EU officials warn that the EU is still failing to meet digital skills requirements
Despite the European Union’s efforts to fill the digital skills gap by 2030, EU officials recently warned that a lack of investment in training is stopping the bloc from reaching its objectives.
Experts at the European Commission have pointed out that the EU is still making very slow progress and that there’s a growing need for more support in upskilling and retraining.
The EU’s targets are to have 80% of adults in the EU have basic digital skills by the end of the decade, as well as to have at least 20 million people employed as ICT specialists.
However, the EU isn’t on track to meet these goals, with a recent survey released by Eurostat showing that only 54% of people aged 16 to 74 in the EU had basic digital skills in 2021.
Furthermore, the figures varied greatly. In the Netherlands and Finland, 79% of adults were digitally literate, compared with just 28% in Romania. Additionally, the survey found that only 26% of people in the EU had more advanced digital capabilities.

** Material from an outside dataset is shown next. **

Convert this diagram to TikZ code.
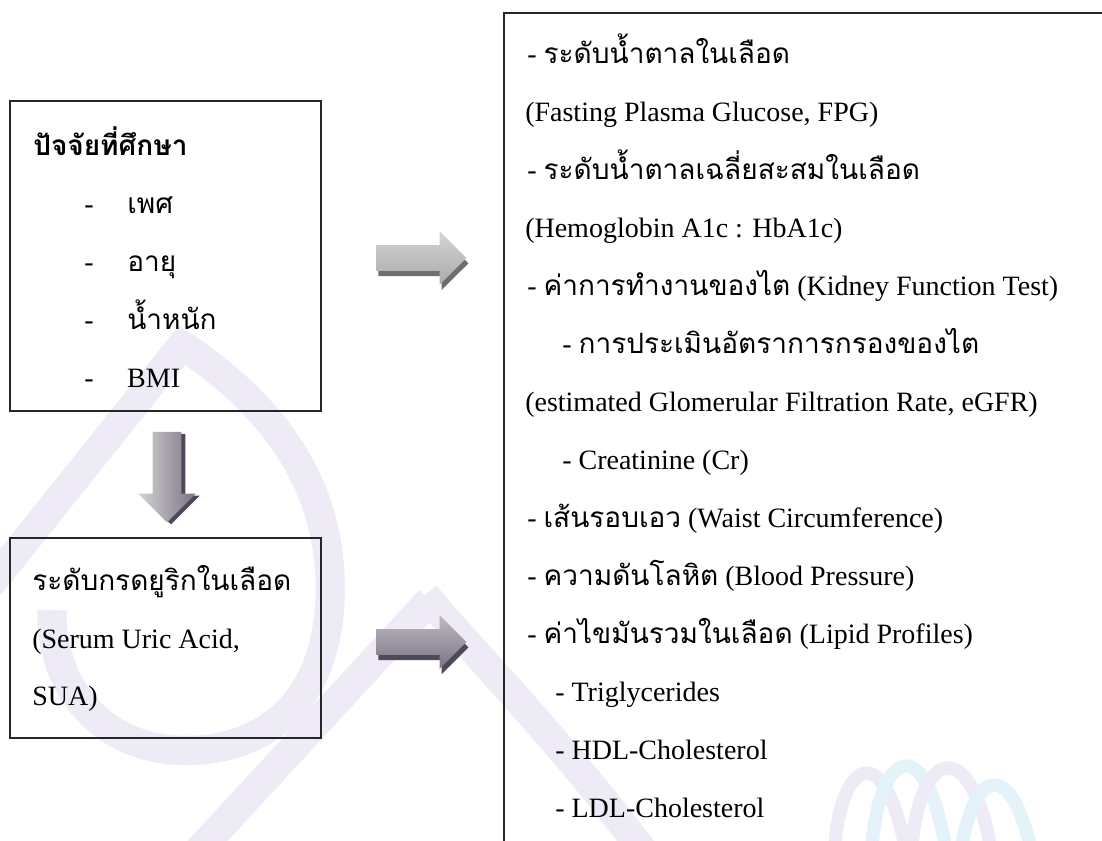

The EU has recently announced a scheme called the European Pillar of Social Rights, and this includes providing at least 60% of EU adults with digital training by the end of 2030. But, it was reported in 2021 that the share of people taking part in this training was only 10.8%.
According to Georgi Dimitrov, head of the unit on digital education at the Commission: “If we extrapolate the growth of the last five years, and we look forward to 2030, we’re not going to reach our targets.
We need to promote an effective digital education ecosystem […] and we have to constantly and continuously develop digital skills because they are [changing] all the time.”
However, retraining and upskilling can be challenging for adults for a variety of reasons, including financial hardship and a lack of social support.
Researchers recently found that around 30% of workers have fears about losing their jobs because of changes in technology, but the prospect of being able to adjust by retraining is still a concern for many people, as well as the lack of social protection and non-standard contracts.